EXERCISE DETAILS:
Skip the pictures. Set down, word for word, the lines from the start of the material up to and including the line with "const LIGHT = '#8db0da';".

.....

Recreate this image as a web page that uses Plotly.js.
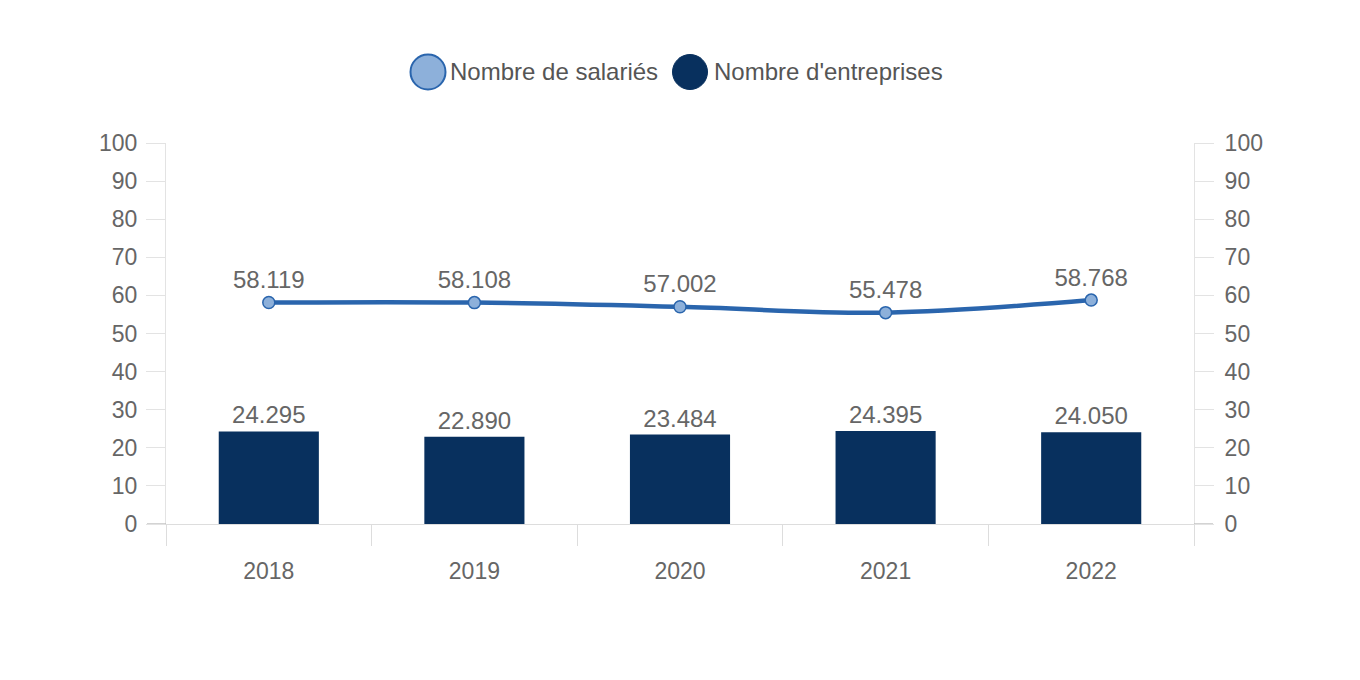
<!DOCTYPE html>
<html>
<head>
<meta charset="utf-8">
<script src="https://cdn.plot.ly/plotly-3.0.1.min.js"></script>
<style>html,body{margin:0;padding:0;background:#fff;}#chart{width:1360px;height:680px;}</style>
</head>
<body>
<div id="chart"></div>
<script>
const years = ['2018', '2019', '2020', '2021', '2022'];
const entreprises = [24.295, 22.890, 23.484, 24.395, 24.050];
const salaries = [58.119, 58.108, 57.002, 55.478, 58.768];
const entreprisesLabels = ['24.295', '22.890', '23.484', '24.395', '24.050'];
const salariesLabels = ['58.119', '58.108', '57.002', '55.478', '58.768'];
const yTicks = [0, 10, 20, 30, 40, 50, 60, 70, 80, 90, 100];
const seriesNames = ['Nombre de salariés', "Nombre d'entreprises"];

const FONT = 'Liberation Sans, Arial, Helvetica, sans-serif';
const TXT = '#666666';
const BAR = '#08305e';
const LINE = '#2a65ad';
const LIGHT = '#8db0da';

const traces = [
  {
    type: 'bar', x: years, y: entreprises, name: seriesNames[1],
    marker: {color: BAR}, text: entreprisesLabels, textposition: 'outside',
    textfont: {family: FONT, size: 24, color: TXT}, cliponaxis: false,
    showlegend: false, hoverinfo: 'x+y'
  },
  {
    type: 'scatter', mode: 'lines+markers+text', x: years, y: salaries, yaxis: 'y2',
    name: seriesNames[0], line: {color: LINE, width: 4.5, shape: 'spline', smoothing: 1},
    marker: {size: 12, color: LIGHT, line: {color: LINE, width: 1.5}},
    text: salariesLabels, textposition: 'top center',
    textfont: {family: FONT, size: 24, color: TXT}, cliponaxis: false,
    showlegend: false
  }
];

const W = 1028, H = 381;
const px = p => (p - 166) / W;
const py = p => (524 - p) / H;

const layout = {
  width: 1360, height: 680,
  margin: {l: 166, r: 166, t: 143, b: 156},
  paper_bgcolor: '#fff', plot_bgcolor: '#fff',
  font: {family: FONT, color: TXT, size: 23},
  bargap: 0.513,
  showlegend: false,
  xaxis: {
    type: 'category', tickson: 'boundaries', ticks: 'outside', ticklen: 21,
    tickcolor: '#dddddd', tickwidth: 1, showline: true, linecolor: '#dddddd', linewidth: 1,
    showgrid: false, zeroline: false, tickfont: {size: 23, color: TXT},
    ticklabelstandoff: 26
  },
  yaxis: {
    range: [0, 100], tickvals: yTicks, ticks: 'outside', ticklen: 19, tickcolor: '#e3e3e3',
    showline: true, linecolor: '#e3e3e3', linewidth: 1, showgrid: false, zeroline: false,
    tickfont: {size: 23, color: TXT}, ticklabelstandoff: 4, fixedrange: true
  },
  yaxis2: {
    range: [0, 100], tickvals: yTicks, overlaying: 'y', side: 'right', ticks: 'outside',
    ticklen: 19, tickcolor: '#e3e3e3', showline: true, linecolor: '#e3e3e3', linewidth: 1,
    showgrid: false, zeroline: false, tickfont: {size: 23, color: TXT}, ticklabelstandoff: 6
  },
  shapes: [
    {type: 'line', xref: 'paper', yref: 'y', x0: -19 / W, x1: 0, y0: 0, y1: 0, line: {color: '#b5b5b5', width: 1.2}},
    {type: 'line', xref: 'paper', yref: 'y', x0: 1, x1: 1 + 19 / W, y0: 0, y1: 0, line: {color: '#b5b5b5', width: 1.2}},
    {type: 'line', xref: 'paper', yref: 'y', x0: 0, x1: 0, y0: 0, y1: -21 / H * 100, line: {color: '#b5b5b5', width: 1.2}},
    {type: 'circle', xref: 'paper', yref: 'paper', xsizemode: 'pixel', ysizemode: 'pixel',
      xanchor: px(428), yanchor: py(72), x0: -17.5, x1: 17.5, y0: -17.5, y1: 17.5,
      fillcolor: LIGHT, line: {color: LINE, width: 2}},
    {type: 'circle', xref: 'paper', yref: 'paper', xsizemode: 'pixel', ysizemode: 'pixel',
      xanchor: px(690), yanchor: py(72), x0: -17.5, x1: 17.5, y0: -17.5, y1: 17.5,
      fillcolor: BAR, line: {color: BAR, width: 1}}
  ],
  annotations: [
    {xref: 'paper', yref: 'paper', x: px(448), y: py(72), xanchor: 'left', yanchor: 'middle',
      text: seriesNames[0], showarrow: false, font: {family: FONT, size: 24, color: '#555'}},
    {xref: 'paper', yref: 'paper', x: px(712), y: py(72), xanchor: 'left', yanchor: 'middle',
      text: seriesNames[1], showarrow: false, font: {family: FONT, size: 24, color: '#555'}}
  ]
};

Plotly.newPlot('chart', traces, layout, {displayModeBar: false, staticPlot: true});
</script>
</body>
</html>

.....

WORKED ANSWER:
Recreate this image as a web page that uses Plotly.js.
<!DOCTYPE html>
<html>
<head>
<meta charset="utf-8">
<script src="https://cdn.plot.ly/plotly-3.0.1.min.js"></script>
<style>html,body{margin:0;padding:0;background:#fff;}#chart{width:1360px;height:680px;}</style>
</head>
<body>
<div id="chart"></div>
<script>
const years = ['2018', '2019', '2020', '2021', '2022'];
const entreprises = [24.295, 22.890, 23.484, 24.395, 24.050];
const salaries = [58.119, 58.108, 57.002, 55.478, 58.768];
const entreprisesLabels = ['24.295', '22.890', '23.484', '24.395', '24.050'];
const salariesLabels = ['58.119', '58.108', '57.002', '55.478', '58.768'];
const yTicks = [0, 10, 20, 30, 40, 50, 60, 70, 80, 90, 100];
const seriesNames = ['Nombre de salariés', "Nombre d'entreprises"];

const FONT = 'Liberation Sans, Arial, Helvetica, sans-serif';
const TXT = '#666666';
const BAR = '#08305e';
const LINE = '#2a65ad';
const LIGHT = '#8db0da';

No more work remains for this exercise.